Practice exercises suggestions

Start with pairing simple 3-bit numbers, such as 101 and 011, and gradually increase complexity. Try adding 4-bit numbers like 1101 and 1011, making note of every carry bit. When comfortable, move on to add binary numbers of different lengths, for example, 1010 + 111.

Challenge yourself by setting up exercises where several carries occur in succession, for instance, adding 1111 and 1111—this pushes you to be meticulous with each carry.

Consider timing yourself to simulate real-world scenarios where quick mental math helps. Alternating between handwritten practice and calculator checks solidifies your understanding.

Understanding Overflow in Binary Addition

What overflow means

Overflow in binary addition occurs when the sum produces a result that requires more bits than the allotted space can handle. Think of it like a cup overflowing because it’s too small for the amount poured in. In computing, this means the result will be incorrect if only the fixed number of bits are stored. For instance, adding two 4-bit numbers like 1111 (15 decimal) plus 0001 (1 decimal) yields 10000 in binary, a 5-bit number, but since the system can only hold 4 bits, the leftmost bit “overflows” and is lost.

Overflow is crucial to watch out for because it can cause unexpected bugs in programs or incorrect calculations in financial models relying on binary arithmetic.

How to detect and handle it

Detecting overflow is straightforward if you pay attention to the carry into and out of the highest bit. For signed numbers, overflow happens if the carry in and carry out of the most significant bit differ. For unsigned numbers, any carry out of the highest bit signals overflow.

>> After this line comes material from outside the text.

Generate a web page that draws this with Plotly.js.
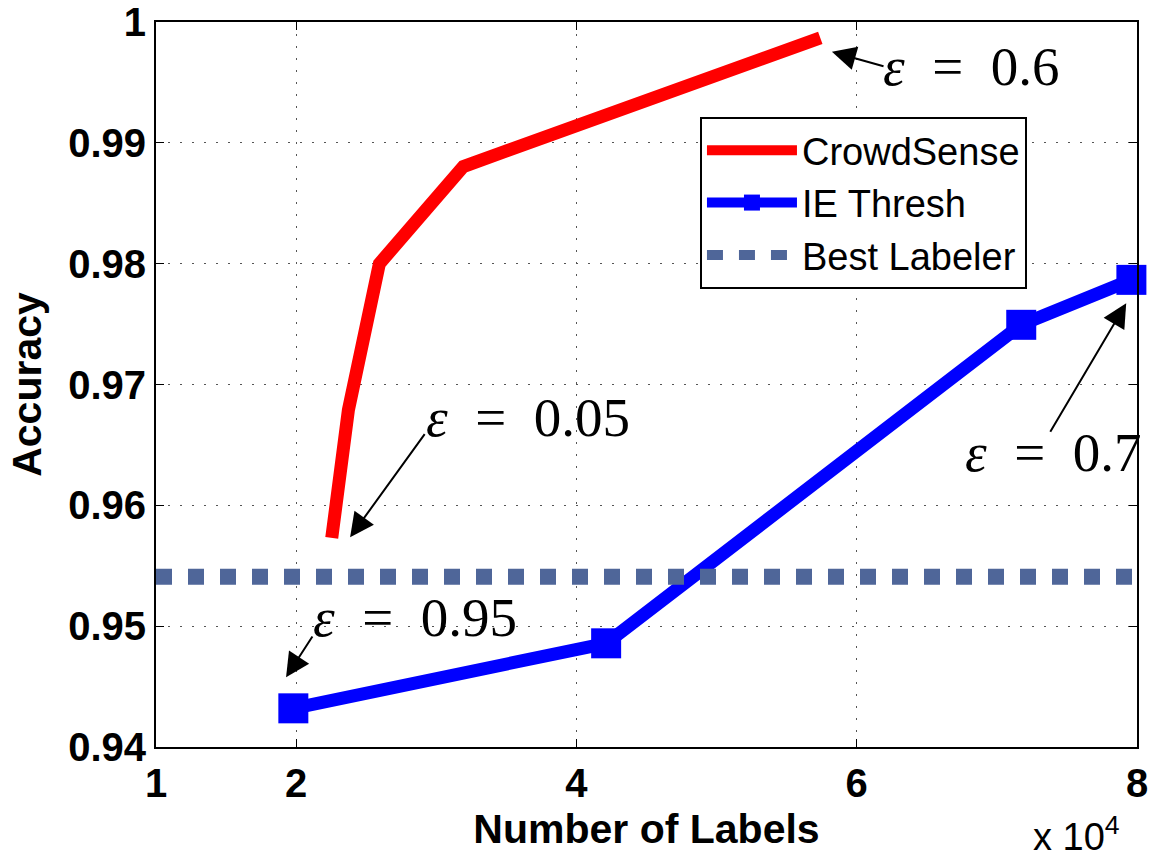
<!DOCTYPE html>
<html>
<head>
<meta charset="utf-8">
<script src="https://cdn.plot.ly/plotly-3.0.1.min.js"></script>
<style>html,body{margin:0;padding:0;background:#fff;}#chart{width:1151px;height:863px;}</style>
</head>
<body>
<div id="chart"></div>
<script>
// ---- data (x in units of 10^4 labels) ----
const crowdX = [2.254, 2.373, 2.594, 3.193, 5.74];
const crowdY = [0.9573, 0.9679, 0.9800, 0.98804, 0.99869];

const ieX = [1.98, 4.212, 7.174, 7.96];
const ieY = [0.9432, 0.94858, 0.97494, 0.97866];

const bestX = [1, 8];
const bestY = [0.9541, 0.9541];

const xTicks = [1, 2, 4, 6, 8];
const xTickText = ['1', '2', '4', '6', '8'];
const yTicks = [0.94, 0.95, 0.96, 0.97, 0.98, 0.99, 1.0];
const yTickText = ['0.94', '0.95', '0.96', '0.97', '0.98', '0.99', '1'];

// epsilon annotations: label, text position, arrow tail, arrow head
const epsLabels = ['0.6', '0.05', '0.95', '0.7'];
const epsTextX = [6.817, 3.652, 2.849, 7.401];
const epsTextY = [0.99628, 0.96723, 0.95068, 0.96441];
const arrowTailX = [6.202, 2.925, 2.123, 7.375];
const arrowTailY = [0.9963, 0.96601, 0.94927, 0.96596];
const arrowHeadX = [5.823, 2.385, 1.928, 7.923];
const arrowHeadY = [0.99754, 0.95736, 0.94577, 0.97672];

const traces = [
  {x: crowdX, y: crowdY, name: 'CrowdSense', mode: 'lines',
   line: {color: '#ff0000', width: 13}},
  {x: ieX, y: ieY, name: 'IE Thresh', mode: 'lines+markers',
   line: {color: '#0000ff', width: 13},
   marker: {symbol: 'square', size: 30, color: '#0000ff'}, cliponaxis: false},
  {x: bestX, y: bestY, name: 'Best Labeler', mode: 'lines',
   line: {color: '#4f6699', width: 16, dash: '16px,16px'}}
];

const annotations = [];
for (let i = 0; i < epsLabels.length; i++) {
  annotations.push({
    x: arrowHeadX[i], y: arrowHeadY[i], xref: 'x', yref: 'y',
    ax: arrowTailX[i], ay: arrowTailY[i], axref: 'x', ayref: 'y',
    text: '', showarrow: true, arrowhead: 2, arrowsize: 2.4, arrowwidth: 2,
    arrowcolor: '#000', standoff: 0, startstandoff: 0
  });
  annotations.push({
    x: epsTextX[i], y: epsTextY[i], xref: 'x', yref: 'y',
    text: '<i>ε</i>\u2002=\u2002' + epsLabels[i], showarrow: false,
    xanchor: 'center', yanchor: 'middle',
    font: {family: 'Liberation Serif, DejaVu Serif, serif', size: 55, color: '#000'}
  });
}
annotations.push({
  xref: 'paper', yref: 'paper', x: 0.985, y: -0.156, xanchor: 'right', yanchor: 'bottom',
  text: 'x 10<sup>4</sup>', showarrow: false,
  font: {family: 'Liberation Sans, Arial, sans-serif', size: 38, color: '#000'}
});

const axisFont = {family: 'Liberation Sans, Arial, sans-serif', size: 40, color: '#000', weight: 'bold'};

const layout = {
  width: 1151, height: 863,
  margin: {l: 156, r: 14, t: 22, b: 116},
  paper_bgcolor: '#fff', plot_bgcolor: '#fff',
  showlegend: true,
  legend: {
    x: 0.5545, y: 0.869, xanchor: 'left', yanchor: 'top',
    bgcolor: '#fff', bordercolor: '#000', borderwidth: 2,
    font: {family: 'Liberation Sans, Arial, sans-serif', size: 38, color: '#000'},
    itemwidth: 90, tracegroupgap: 0
  },
  xaxis: {
    range: [1, 8], tickvals: xTicks, ticktext: xTickText,
    showline: true, linecolor: '#000', linewidth: 2, mirror: 'ticks',
    ticks: 'inside', ticklen: 8, tickcolor: '#000', tickwidth: 1,
    showgrid: true, gridcolor: '#555', griddash: '2px,10px', gridwidth: 1.2,
    zeroline: false, tickfont: axisFont,
    title: {text: '<b>Number of Labels</b>', font: {family: 'Liberation Sans, Arial, sans-serif', size: 41, color: '#000'}, standoff: 10}
  },
  yaxis: {
    range: [0.94, 1.0], tickvals: yTicks, ticktext: yTickText,
    showline: true, linecolor: '#000', linewidth: 2, mirror: 'ticks',
    ticks: 'inside', ticklen: 8, tickcolor: '#000', tickwidth: 1,
    showgrid: true, gridcolor: '#555', griddash: '2px,10px', gridwidth: 1.2,
    zeroline: false, tickfont: axisFont,
    title: {text: '<b>Accuracy</b>', font: {family: 'Liberation Sans, Arial, sans-serif', size: 41, color: '#000'}, standoff: 14}
  },
  annotations: annotations
};

Plotly.newPlot('chart', traces, layout, {displayModeBar: false, staticPlot: true});
</script>
</body>
</html>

Handling overflow depends on the context. In computers, this might lead to setting error flags or using larger bit widths to store the results safely. For learners, understanding overflow means knowing when your binary addition can't be contained and what to do next — like expanding your bit space or reconsidering the range of values.

Keep in mind: Overflow isn’t an error in arithmetic itself but a limitation of how many bits can be stored. Being aware of it helps you design better computations and avoid nasty surprises.

Understanding these common challenges in binary addition equips you with practical knowledge to avoid pitfalls. Whether you’re stepping into coding, hardware design, or financial computing, mastering carries and overflow ensures your binary skills hold water under pressure.